I climb a couple more layers of the crumbly, red sandstone. Then I decide: I AM HERE.

Far to the southwest, the stacks and plugs and buttes of Monument Valley, among them the Seven Sisters, seem delicate, almost impossible in their gracile, thin stands against the hard desert wind. The unyielding southern escarpment of Cedar Mesa wanders in and out, defining the desert floor to the north. To the east, the buttes and plugs of the Valley of the Gods, a sacred place to the Navajo where warriors freeze in stone. They can be sought out for protection. Names like Battleship Rock, Castle Rock, Pyramid Peak, Rooster Butte, Setting Hen Butte, and Lady in a Tub give you some idea of their shapes.  Yet their dimensions are enfolded by the light into the backdrop of the Cedar Mesa cliffs. Now camouflaged by light, as the sun reaches the western quadrant of the weak blue sky, the monoliths will spring out from the cliff faces behind them like cardboard castles from a foldout book.

Across the highway, a massive monocline called Sugarloaf, followed by  Raplee Ridge, is faulted with runnels from runoffs. It seems like sculpted, purple sugar with zigs and zags woven into the stratigraphy. Somewhere across the highway, the San Juan River carves cliffs on its way to its own goosenecks, incised meanders carved when the wending river cut down through the rock layers as the microplate of the Colorado Plateau corkscrewed up over a thousand feet. Sugarloaf and the Raplee anticline soar to heights of a near mile, higher than Cedar Mesa far across the Canyon of the San Juan, but lack its pinyon-juniper forest cover.

Like the pattern of an afghan knit, the zigzag deposition of the anticline is crazy and wandering, like the entrenched meanders of the San Juan miles west. I search with my eyes for Moki Dugway, a cliffside road carved in spinning switchbacks to the top of the plateau to the north, but can’t find it.  I give up, and study the seven mushroom towers that crown the top of the mesa to the west, connected to me by a flat, red saddle dusted with wintering sage.

What do you want to tell me? I ask the great What Is.

A voice deep within answers: Nothing I wouldn’t have told you if you’d stayed at home.

For the rest of that hike down the layers of stone and slides of sand, I remembered not to seek, and not to not seek. And then the answers came, in the form of tears of gratitude:

I want to be out in this place, I realized as I washed the bottoms of my boots in a clear stream at the bottom of the valley.

I want to live where I live already, far far from airplane noise and interstates and orange city grid light. I felt joy as I drove back toward home and saw the San Juan canyons yawn toward horizons cut with mudstone bluffs by wide, flat water, grazed by horses saddled with Native men.

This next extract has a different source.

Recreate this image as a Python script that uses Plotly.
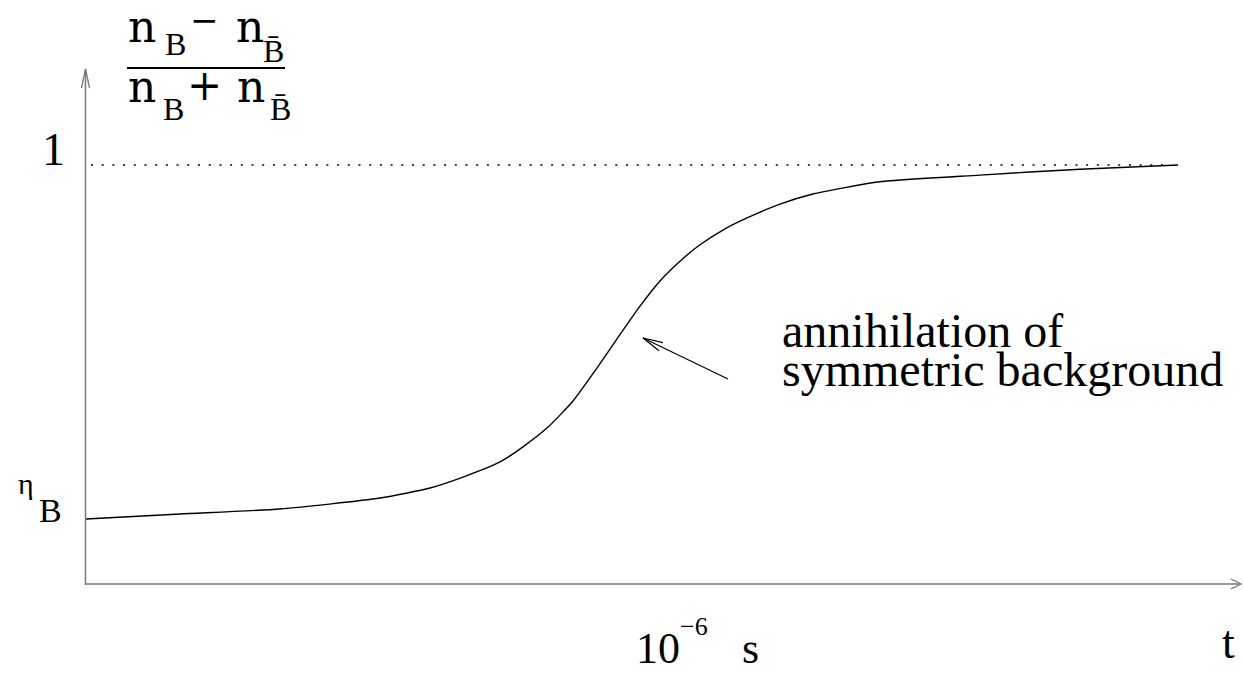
import math
import plotly.graph_objects as go

# ---- data -----------------------------------------------------------------
# time in arbitrary units along the horizontal axis, asymmetry ratio on the vertical
t_vals = [0.0, 0.94, 1.94, 2.94, 3.44, 3.77, 4.14, 4.37, 4.62, 4.87, 5.09, 5.31,
          5.54, 5.74, 5.94, 6.14, 6.39, 6.61, 6.94, 7.27, 7.94, 8.94, 9.94, 10.92]
asym_vals = [0.157, 0.169, 0.181, 0.207, 0.231, 0.257, 0.293, 0.329, 0.376, 0.438, 0.510, 0.586,
             0.664, 0.724, 0.771, 0.810, 0.848, 0.874, 0.907, 0.931, 0.960, 0.976, 0.990, 1.0]
eta_B = 0.157
unity = 1.0
dotted_t = [0.05, 10.79]

# ---- geometry ----------------------------------------------------------------
W, H = 1243, 673
ML, MB = 80, 80
X0_PX, Y0_PX = 86, 585          # pixel position of the origin
SX, SY = 100.0, 420.0           # pixels per data unit

X_RANGE = [(ML - X0_PX) / SX, (W - X0_PX) / SX]
Y_RANGE = [(Y0_PX - (H - MB)) / SY, Y0_PX / SY]


def d(px, py):
    """Pixel position -> data coordinates."""
    return (px - X0_PX) / SX, (Y0_PX - py) / SY


def paper(px, py):
    """Pixel position -> paper coordinates."""
    return (px - ML) / (W - ML), (H - MB - py) / (H - MB)


def arrow_head(tip, tail, length, half):
    """Open V arrow head (in data coords) at tip, pointing away from tail."""
    tx, ty = tip
    ux, uy = tip[0] - tail[0], tip[1] - tail[1]
    n = math.hypot(ux, uy)
    ux, uy = ux / n, uy / n
    bx, by = tx - ux * length, ty - uy * length
    w1 = d(bx - uy * half, by + ux * half)
    w2 = d(bx + uy * half, by - ux * half)
    t = d(tx, ty)
    return f"M{w1[0]},{w1[1]} L{t[0]},{t[1]} L{w2[0]},{w2[1]}"


AXIS_COLOR = "#7a7a7a"
SERIF = "Liberation Serif"
MATH = "DejaVu Serif"

fig = go.Figure()

# dotted reference line at 1
fig.add_trace(go.Scatter(
    x=dotted_t, y=[unity, unity], mode="lines",
    line=dict(color="black", width=1.6, dash="2px,8.7px"),
    hoverinfo="skip", showlegend=False))

# asymmetry curve
fig.add_trace(go.Scatter(
    x=t_vals, y=asym_vals, mode="lines",
    line=dict(color="black", width=1.4, shape="spline", smoothing=0.6),
    hoverinfo="skip", showlegend=False))

shapes = []
# axes with arrow heads
o = d(85.5, 585)
xa0, xa1 = d(85.5, 584), d(1241, 584)
ya1 = d(85.5, 69)
shapes.append(dict(type="line", xref="x", yref="y", x0=xa0[0], y0=xa0[1],
                   x1=xa1[0], y1=xa1[1], line=dict(color=AXIS_COLOR, width=1.5)))
shapes.append(dict(type="line", xref="x", yref="y", x0=o[0], y0=o[1],
                   x1=ya1[0], y1=ya1[1], line=dict(color=AXIS_COLOR, width=1.5)))
shapes.append(dict(type="path", xref="x", yref="y",
                   path=arrow_head((1241, 584), (86, 584), 10, 5),
                   line=dict(color=AXIS_COLOR, width=1.3)))
shapes.append(dict(type="path", xref="x", yref="y",
                   path=arrow_head((85.5, 69), (85.5, 585), 19, 4),
                   line=dict(color=AXIS_COLOR, width=1.3)))

# pointer to the steep part of the curve
tip, tail = (643, 338), (728, 379)
p0, p1 = d(*tail), d(*tip)
shapes.append(dict(type="line", xref="x", yref="y", x0=p0[0], y0=p0[1], x1=p1[0], y1=p1[1],
                   line=dict(color="black", width=1.2)))
shapes.append(dict(type="path", xref="x", yref="y",
                   path=arrow_head(tip, tail, 20, 4.5),
                   line=dict(color="black", width=1.2)))

# fraction bar of the axis label
f0, f1 = d(127, 68), d(285, 68)
shapes.append(dict(type="line", xref="x", yref="y", x0=f0[0], y0=f0[1], x1=f1[0], y1=f1[1],
                   line=dict(color="black", width=2)))

annotations = []


def label(text, px, py, size, family=SERIF, xanchor="center", yanchor="middle"):
    x, y = paper(px, py)
    annotations.append(dict(text=text, x=x, y=y, xref="paper", yref="paper",
                            xanchor=xanchor, yanchor=yanchor, showarrow=False,
                            font=dict(family=family, size=size, color="black")))


# vertical axis label (n_B - n_Bbar)/(n_B + n_Bbar)
label("n", 142, 26, 44, MATH)
label("B", 175, 44, 32)
label("\u2212", 204, 20.5, 34, MATH)
label("n", 250, 26, 44, MATH)
label("B\u0304", 273, 51, 32)
label("n", 142, 86, 44, MATH)
label("B", 173, 109, 32)
label("+", 204, 85, 42, MATH)
label("n", 251, 86, 44, MATH)
label("B\u0304", 280, 109, 32)

# values on the vertical axis
label("1", 53, 149, 46)
label("\u03b7", 26, 483.5, 30)
label("B", 50, 510.5, 34)

# horizontal axis
label("10", 658, 648, 44)
label("\u22126", 694, 626, 26)
label("s", 750, 648, 44)
label("t", 1228, 642.5, 46)

# explanation of the steep rise
label("annihilation of", 780, 330, 48, xanchor="left")
label("symmetric background", 780, 369.5, 48, xanchor="left")

fig.update_layout(
    width=W, height=H,
    margin=dict(l=ML, r=0, t=0, b=MB, pad=0),
    paper_bgcolor="white", plot_bgcolor="white",
    xaxis=dict(range=X_RANGE, visible=False, fixedrange=True),
    yaxis=dict(range=Y_RANGE, visible=False, fixedrange=True),
    shapes=shapes, annotations=annotations,
    showlegend=False,
)

fig.write_html("out.html")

I want to serve where I already work, I envisioned as I scanned the razored top of Comb Ridge, its bottoms escorted by treed washes east and west. And I wanted to spend time with the people who already surrounded me.

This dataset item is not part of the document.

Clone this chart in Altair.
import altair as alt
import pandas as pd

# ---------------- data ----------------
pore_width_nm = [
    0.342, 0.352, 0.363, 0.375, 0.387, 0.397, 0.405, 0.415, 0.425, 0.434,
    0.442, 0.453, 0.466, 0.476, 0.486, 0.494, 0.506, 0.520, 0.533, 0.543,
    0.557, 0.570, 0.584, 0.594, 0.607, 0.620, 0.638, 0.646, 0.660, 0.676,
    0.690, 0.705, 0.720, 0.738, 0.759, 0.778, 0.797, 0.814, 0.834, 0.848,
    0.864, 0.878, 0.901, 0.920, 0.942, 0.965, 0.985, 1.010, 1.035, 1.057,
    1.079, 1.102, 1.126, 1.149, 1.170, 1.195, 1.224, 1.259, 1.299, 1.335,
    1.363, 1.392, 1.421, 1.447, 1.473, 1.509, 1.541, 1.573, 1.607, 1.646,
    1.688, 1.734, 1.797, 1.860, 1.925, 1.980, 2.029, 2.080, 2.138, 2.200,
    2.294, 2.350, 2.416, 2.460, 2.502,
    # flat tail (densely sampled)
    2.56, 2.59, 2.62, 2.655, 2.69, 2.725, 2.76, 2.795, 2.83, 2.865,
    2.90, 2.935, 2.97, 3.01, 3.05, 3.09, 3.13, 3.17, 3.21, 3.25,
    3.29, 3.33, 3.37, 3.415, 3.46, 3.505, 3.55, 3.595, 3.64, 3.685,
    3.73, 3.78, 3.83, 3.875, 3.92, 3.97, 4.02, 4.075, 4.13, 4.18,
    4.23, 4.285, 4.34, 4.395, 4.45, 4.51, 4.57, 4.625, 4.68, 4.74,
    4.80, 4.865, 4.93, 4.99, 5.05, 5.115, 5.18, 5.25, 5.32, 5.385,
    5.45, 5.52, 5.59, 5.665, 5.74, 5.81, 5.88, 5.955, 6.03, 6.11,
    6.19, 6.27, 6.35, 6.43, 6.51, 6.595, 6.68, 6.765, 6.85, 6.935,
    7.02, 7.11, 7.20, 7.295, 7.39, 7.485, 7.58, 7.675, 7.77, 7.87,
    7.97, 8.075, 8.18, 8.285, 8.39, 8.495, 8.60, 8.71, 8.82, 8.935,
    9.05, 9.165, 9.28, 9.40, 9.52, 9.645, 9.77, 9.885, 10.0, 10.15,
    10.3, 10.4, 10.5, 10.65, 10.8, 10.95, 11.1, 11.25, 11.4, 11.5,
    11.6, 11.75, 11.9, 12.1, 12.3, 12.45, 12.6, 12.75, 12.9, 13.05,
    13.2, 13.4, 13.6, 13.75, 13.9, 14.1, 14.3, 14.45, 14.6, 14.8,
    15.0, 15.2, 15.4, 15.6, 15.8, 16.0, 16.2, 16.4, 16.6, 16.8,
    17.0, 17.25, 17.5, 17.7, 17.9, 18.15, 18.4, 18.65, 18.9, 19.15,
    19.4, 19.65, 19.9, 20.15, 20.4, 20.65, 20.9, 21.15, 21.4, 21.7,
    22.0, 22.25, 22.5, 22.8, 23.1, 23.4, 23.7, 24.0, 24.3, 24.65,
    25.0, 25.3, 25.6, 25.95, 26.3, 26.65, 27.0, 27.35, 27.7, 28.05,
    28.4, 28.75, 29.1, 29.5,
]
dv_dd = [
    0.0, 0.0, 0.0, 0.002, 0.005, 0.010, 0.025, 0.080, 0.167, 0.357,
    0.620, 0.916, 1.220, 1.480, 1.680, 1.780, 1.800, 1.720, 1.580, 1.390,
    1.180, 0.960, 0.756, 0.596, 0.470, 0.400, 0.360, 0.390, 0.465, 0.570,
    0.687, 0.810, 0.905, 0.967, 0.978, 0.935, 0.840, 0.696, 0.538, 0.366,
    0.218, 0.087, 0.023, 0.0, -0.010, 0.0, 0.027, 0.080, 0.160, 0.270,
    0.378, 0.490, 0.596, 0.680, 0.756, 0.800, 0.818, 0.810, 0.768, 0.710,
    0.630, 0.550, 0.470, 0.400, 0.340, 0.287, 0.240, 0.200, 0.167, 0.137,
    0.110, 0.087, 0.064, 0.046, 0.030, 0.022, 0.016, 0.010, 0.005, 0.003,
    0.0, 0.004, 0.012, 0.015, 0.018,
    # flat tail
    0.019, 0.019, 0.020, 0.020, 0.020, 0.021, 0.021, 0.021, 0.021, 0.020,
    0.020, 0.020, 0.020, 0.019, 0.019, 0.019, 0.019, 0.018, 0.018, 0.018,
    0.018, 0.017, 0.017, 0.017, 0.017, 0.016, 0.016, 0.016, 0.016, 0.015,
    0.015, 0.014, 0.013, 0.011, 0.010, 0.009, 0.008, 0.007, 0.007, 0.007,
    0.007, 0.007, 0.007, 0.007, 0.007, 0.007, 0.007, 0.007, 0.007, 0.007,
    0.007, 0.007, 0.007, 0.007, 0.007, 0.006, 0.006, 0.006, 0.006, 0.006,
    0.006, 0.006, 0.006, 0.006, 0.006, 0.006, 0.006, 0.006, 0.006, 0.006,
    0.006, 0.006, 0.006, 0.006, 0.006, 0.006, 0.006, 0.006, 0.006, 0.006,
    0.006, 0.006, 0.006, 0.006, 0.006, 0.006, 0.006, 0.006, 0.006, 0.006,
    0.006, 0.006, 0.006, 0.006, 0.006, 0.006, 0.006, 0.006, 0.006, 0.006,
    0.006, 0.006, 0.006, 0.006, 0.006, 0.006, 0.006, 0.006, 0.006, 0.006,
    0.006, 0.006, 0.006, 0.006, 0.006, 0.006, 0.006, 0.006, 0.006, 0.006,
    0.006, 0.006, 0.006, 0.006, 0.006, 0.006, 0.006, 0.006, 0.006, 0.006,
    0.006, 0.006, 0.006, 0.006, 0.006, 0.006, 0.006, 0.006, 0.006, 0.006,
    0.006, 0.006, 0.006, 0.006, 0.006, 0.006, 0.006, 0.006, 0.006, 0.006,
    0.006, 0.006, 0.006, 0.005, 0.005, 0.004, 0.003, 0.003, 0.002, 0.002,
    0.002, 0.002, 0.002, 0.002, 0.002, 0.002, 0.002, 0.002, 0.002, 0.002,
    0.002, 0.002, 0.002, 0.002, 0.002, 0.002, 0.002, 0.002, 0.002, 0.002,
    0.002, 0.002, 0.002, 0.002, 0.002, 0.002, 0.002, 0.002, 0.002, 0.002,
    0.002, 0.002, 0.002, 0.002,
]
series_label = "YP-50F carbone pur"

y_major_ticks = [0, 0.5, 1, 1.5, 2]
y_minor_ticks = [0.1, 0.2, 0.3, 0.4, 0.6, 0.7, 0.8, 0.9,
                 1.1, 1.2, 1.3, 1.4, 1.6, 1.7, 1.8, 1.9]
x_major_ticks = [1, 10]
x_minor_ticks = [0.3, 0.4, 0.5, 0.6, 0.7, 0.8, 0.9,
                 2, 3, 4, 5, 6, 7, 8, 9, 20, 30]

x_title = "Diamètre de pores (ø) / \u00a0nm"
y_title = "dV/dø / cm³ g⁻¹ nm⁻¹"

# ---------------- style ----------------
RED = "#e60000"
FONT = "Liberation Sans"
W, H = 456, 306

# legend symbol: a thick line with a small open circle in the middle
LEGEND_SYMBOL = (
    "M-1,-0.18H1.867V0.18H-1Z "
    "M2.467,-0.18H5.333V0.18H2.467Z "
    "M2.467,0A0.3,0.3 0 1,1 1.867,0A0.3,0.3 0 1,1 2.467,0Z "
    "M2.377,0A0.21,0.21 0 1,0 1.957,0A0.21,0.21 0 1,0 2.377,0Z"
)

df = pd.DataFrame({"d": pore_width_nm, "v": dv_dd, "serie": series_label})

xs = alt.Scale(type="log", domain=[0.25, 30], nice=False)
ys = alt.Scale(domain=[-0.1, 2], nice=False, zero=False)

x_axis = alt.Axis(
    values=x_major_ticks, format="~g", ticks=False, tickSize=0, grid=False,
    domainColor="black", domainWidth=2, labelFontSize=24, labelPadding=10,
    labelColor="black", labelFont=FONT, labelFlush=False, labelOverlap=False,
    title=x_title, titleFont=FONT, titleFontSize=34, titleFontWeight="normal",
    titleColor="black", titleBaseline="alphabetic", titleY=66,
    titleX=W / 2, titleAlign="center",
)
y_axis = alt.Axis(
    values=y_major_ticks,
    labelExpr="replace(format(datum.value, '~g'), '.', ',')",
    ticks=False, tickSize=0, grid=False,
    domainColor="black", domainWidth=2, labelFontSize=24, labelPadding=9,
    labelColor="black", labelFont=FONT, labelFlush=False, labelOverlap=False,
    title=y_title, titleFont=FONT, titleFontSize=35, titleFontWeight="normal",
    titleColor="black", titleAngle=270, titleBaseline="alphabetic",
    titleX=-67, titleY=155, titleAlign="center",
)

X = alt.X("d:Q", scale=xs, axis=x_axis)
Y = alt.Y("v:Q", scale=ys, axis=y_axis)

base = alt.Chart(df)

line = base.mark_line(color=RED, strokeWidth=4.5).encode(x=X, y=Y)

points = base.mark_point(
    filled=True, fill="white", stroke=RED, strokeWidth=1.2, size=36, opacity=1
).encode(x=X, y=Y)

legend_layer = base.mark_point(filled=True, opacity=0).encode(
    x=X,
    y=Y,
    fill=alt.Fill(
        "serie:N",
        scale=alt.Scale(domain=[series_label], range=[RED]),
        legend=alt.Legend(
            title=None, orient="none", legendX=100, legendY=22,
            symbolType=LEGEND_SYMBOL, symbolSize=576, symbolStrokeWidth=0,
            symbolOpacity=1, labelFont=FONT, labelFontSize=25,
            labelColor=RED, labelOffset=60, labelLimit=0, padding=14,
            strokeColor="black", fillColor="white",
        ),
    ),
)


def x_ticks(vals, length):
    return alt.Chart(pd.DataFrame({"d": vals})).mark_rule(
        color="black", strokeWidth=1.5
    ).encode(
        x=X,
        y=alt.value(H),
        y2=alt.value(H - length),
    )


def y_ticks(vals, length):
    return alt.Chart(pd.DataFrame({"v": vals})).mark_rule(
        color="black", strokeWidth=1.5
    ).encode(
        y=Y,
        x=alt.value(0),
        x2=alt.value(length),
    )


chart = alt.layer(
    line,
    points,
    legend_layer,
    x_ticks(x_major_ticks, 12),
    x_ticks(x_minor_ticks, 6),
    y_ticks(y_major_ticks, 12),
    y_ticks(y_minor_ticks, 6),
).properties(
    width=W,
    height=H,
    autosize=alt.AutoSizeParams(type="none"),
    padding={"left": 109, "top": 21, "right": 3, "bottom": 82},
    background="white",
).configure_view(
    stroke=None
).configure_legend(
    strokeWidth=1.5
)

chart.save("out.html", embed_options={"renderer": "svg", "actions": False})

I didn’t need to drive and walk all all the way out here to arrive at that answer. Didn’t need Jon Kabat-Zinn or Eckhart Tolle or  Jay Krishnamurti to tell me how to breathe or which direction to head in. What they said was that I already knew. And the only direction to which they pointed was inside. If you really want to find, you can’t seek. If you really want to see, you can’t look. If you really want to know, then don’t know anything.

And yet, I’d never have found out it among the distractions of online and DVD’s and Doritos. It’s when I first search, then stop searching, that answers come. I knew that to be the way, as I surveyed the flat topped hills that were not quite buttes and not exactly mesas on Navajoland, on my way back toward places called Aneth and Ismay.

Yet not to surrender with the expectation of receiving anything in return for the surrender. For it never comes that way. And it never even really comes. It’s just always there, just below a sand surface stripped clean by winds to become the bones of the earth, the stone skin of the Valley of the Gods.

How to get there: The Valley of the Gods loop can be accessed from either Utah Highway 261 (about 10 miles northeast of Mexican Hat, Utah) or U.S. Highway 163, about 15 miles west of the town of Bluff, Utah, and seven miles east of Mexican Hat, Utah. Driving time is approximately one to two hours around the loop.